Since small businesses represent more than 99 percent of all U.S. employers, and have created 64 percent of all new jobs in the past 15 years, according to the U.S. Small Business Administration, these current negative numbers provide more proof that Biden’s prediction is not backed by the evidence. Gary North concluded his analysis of the economy by saying, “Since small firms produce half the private sector GDP, it is hard to envision a sustained recovery [and new hiring] without their participation. Once the gains from inventory rebuilding are exhausted, it is hard to see what will fuel growth. Small firm capital spending is at 35 year low levels and plans for future expenditures are equally low.”

Adding further to the evidence that, contrary to Biden’s predictions, job growth is going to remain muted, David Stockman, President Reagan’s budget director, also argues that the job market is not going to recover any time soon. His careful and detailed analysis of the current state of the economy points out that the economy’s “core private sector income” dropped an amazing 6.2 per cent since the third quarter of 2008. He writes, “Quite simply, there’s never been a sustained drop in private sector money incomes of any magnitude — let alone 6 per cent — during modern economic history.” Stockman goes on to say that “there’s been a massive permanent [emphasis added] loss of jobs in the US, and that [any] growth going forward will be anemic, at best.” He concludes his analysis:

Consequently, job gains from purely cyclical recalls are likely to be modest in scale, slow in coming, and generally not at all commensurate with the [administration’s] recovery scenario.
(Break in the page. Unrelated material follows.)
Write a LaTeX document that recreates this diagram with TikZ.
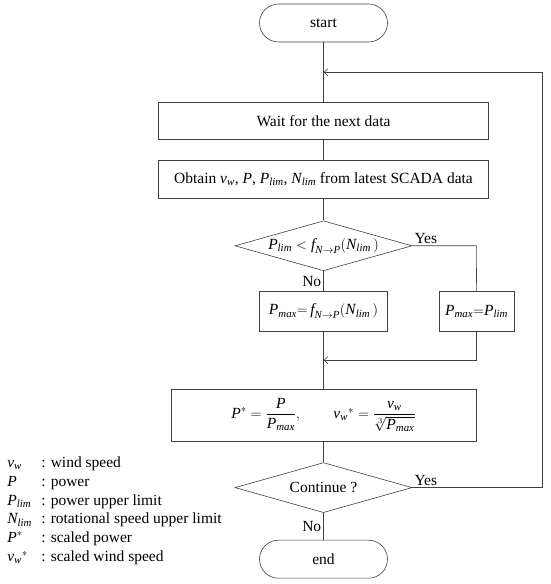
\documentclass[tikz,border=0pt]{standalone}
\usepackage{amsmath}
\usepackage{fontspec}
\setmainfont{Liberation Serif}
\usetikzlibrary{arrows.meta,positioning,shapes.geometric,calc}
\newcommand{\iv}[1]{\textit{#1}}

\begin{document}
\begin{tikzpicture}[x=1pt,y=1pt, font=\fontsize{15.5}{18}\selectfont, line width=0.6pt, draw=black!75,
  term/.style={draw,rounded corners=19pt,minimum width=128pt,minimum height=38pt,inner sep=0pt},
  proc/.style={draw,minimum height=38pt,inner sep=0pt},
  dec/.style={draw,diamond,minimum width=177pt,minimum height=50pt,inner sep=0pt},
  lbl/.style={inner sep=2pt}, >={Straight Barb[length=4pt,width=7pt]}]
\useasboundingbox (0,0) rectangle (550,584);
\node[term] (start) at (323.5,561) {start};
\node[proc, minimum width=330pt, minimum height=37pt, below=60pt of start] (wait) {Wait for the next data};
\draw (start) -- (wait);
\node[proc, minimum width=330pt, below=20pt of wait] (obtain) {Obtain $\iv{v}_{\iv{w}}$, $\iv{P}$, $\iv{P}_{\iv{lim}}$, $\iv{N}_{\iv{lim}}$ from latest SCADA data};
\draw (wait) -- (obtain);
\node[dec, below=22pt of obtain] (lim) {};
\node (limtxt) at (lim) {$\iv{P}_{\iv{lim}} < \iv{f}_{\iv{N}\rightarrow\iv{P}}(\iv{N}_{\iv{lim}}\,)$};
\draw (obtain) -- (lim);
\node[proc, minimum width=128pt, minimum height=40pt, below=20pt of lim] (pmaxf) {$\iv{P}_{\iv{max}}{=}\,\iv{f}_{\iv{N}\rightarrow\iv{P}}(\iv{N}_{\iv{lim}}\,)$};
\draw (lim) -- node[lbl, left] (no1) {No} (pmaxf);
\node[proc, minimum width=75pt, minimum height=40pt, right=51pt of pmaxf] (pmaxl) {$\iv{P}_{\iv{max}}{=}\iv{P}_{\iv{lim}}$};
\draw (lim.east) -- node[lbl, pos=0, above right] (yes1) {Yes} ++(64,0) -- (pmaxl.north);
\node[proc, minimum width=305pt, minimum height=52pt, below=57pt of pmaxf] (scale) {$\iv{P}^{*} = \dfrac{\iv{P}}{\iv{P}_{\iv{max}}},\qquad \iv{v}_{\iv{w}}{}^{*} = \dfrac{\iv{v}_{\iv{w}}}{\sqrt[3]{\iv{P}_{\iv{max}}}}$};
\coordinate (m2) at ($(pmaxf.south)!0.5!(scale.north)$);
\draw (pmaxf) -- (scale);
\draw[->] (pmaxl.south) |- (m2);
\node[dec, below=21pt of scale] (cont) {};
\node (conttxt) at (cont) {Continue ?};
\draw (scale) -- (cont);
\node[term, below=27pt of cont] (end) {end};
\draw (cont) -- node[lbl, left] (no2) {No} (end);
\coordinate (m1) at ($(start.south)!0.5!(wait.north)$);
\draw[->] (cont.east) -- node[lbl, pos=0, above right] (yes2) {Yes} ++(130,0) |- (m1);
% legend
\node[anchor=north west, inner sep=0pt, font=\fontsize{15.5}{18.8}\selectfont] (legend) at (7,130) {%
\begin{tabular}{@{}p{34pt}@{}l@{}}
$\iv{v}_{\iv{w}}$ & : wind speed\\
$\iv{P}$ & : power\\
$\iv{P}_{\iv{lim}}$ & : power upper limit\\
$\iv{N}_{\iv{lim}}$ & : rotational speed upper limit\\
$\iv{P}^{*}$ & : scaled power\\
$\iv{v}_{\iv{w}}{}^{*}$ & : scaled wind speed
\end{tabular}};
\end{tikzpicture}
\end{document}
The problem is one of pure math. With government-funded income growth now likely to slow sharply (if not cease), consumer credit still contracting (and not likely to rebound) and private income growth tepid, there’s simply little prospect of sufficient strength in final demand to trigger a rapid or extensive recall of the cyclically unemployed. It will be a slow slog.

At the end of the day, the central missing ingredient is the absence of any apparent prospect for significant secular growth in most job categories across the US economy.

It’s fair, then, to ask the Vice President: Where is the evidence? And if such evidence is lacking, then what is his logic behind making such a prediction? Since the stimulus packages have not worked so far, what would lead him to think that all of a sudden they will start working? And what about the timing? If the March employment numbers clearly don’t reflect reality in the economy, why would April or May numbers be any more realistic?  Is this just wishful thinking on his part? Or fantasy? Or is it just a willingness to play along with the continued deliberate distortions coming from the administration?